The Infrastructure Challenges of 5G – Frequency
There is a tremendous amount of excitement surrounding 5G and for very good reason. The new wireless network promises 100 times better capacity than 4G and brings with it faster download speeds and much lower latency.
The 5G we’re talking about is the actual fifth-generation wireless standard the industry is currently working on. It will require new hardware radios on cell site locations that support 5G, and it will not work with existing phones. A software update on today’s 4G LTE enabled phones will not simply upgrade it to 5G. 5G is truly the next generation of mobile communication and has the power to disrupt just about any industry.
Like any new technical advancement, 5G comes with some significant challenges and costs.
One of the challenges associated with 5G has to do with radio frequencies, particularly in the US.
Low-band frequencies (<1Ghz) can travel long distances and penetrate buildings but can only carry a limited amount of data. Mid-band frequencies (1Ghz – 6Ghz) can also travel fairly long distances but can carry a lot more data than low-band. Mid-band is quite appealing for 5G and is the frequency range used in today’s WiFi and some 4G. High-band frequencies (24Ghz – 100Ghz) can carry a substantial amount of data, but due to their shorter wave-length, travel shorter distances and are more susceptible to buildings and trees blocking the signal.
In the US, the wireless operators bid for available frequencies which are controlled by the FCC. In 2019, the FCC concluded three high-band auctions for licenses in the 24Ghz, 28Ghz, 37Ghz, 39Ghz and 47Ghz frequencies. As a result, early 5G rollouts in the US will mostly be in the high-band frequency offering fast downloads but limited coverage.
To combat the challenges associated with the high-band frequency, wireless operators in the US will need to build out a large number of nodes or “small cells” to ensure a blanket of 5G coverage. It’s estimated that over 800,000 small cells will be needed for 5G to be realized.
Within the wireless industry, mid-band 5G is being regarded as the “sweet spot” for the balance between 5G coverage and performance, assuming users are within a couple of miles of the cell site. Some US wireless operators will also leverage low-band frequency for their 5G signal providing broader coverage. The downside with the low-band 5G is it won’t be anywhere near as fast as mid-band or high-band 5G, and will likely be subject to LTE-like latency.
Unlike in the US, European wireless operators have more access to the mid-band range in the frequency spectrum. This access allows them to build 5G networks that balance higher data speeds with reasonable coverage with less need for small cells.
As two of the major advantages of 5G are greater speed and reduced latency, it’s likely we’ll see a multi-pronged approach from the wireless operators for 5G. The low-band will be used as a blanket for broad coverage, especially in more rural areas; available mid-band will be used for everyday 5G and high-speed service such as home broadband; and some high-band for high-capacity and ultra-fast download speeds in dense urban areas.

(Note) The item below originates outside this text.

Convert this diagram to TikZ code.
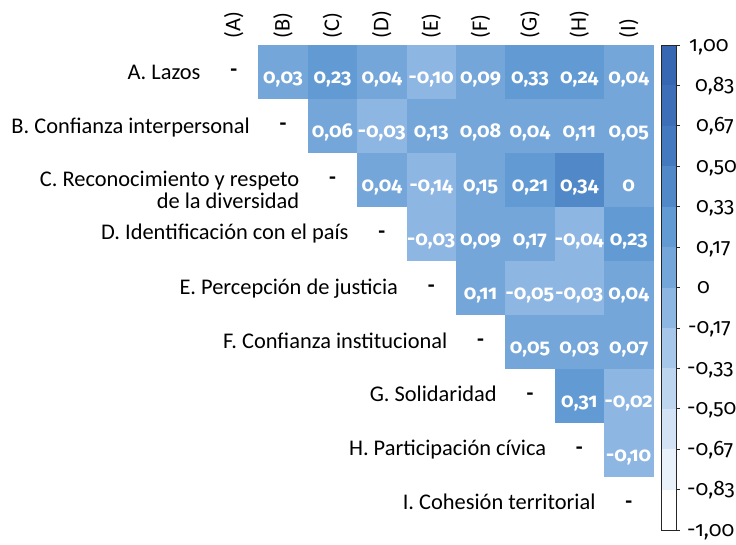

Not all operators have the same mix of frequencies between low-band, mid-band, and high-band, and therefore their 5G rollouts will be different.
With all the excitement surrounding 5G, let’s not forget that 4G will continue to be the primary wireless network in the US for the next five years. Wireless operators will continue to enhance their LTE networks while they simultaneously invest in 5G buildouts.
While 4G and 5G networks are vastly different from one another, one commonality is they both require real estate for the cell sites. Additional cell sites are being developed for the continued expansion of 4G LTE networks, and 5G will require many more cell sites, especially within metro areas. A combination of towers, rooftop antennas, indoor and outdoor systems, and small cell solutions will need to be developed and optimized for 5G to become a reality.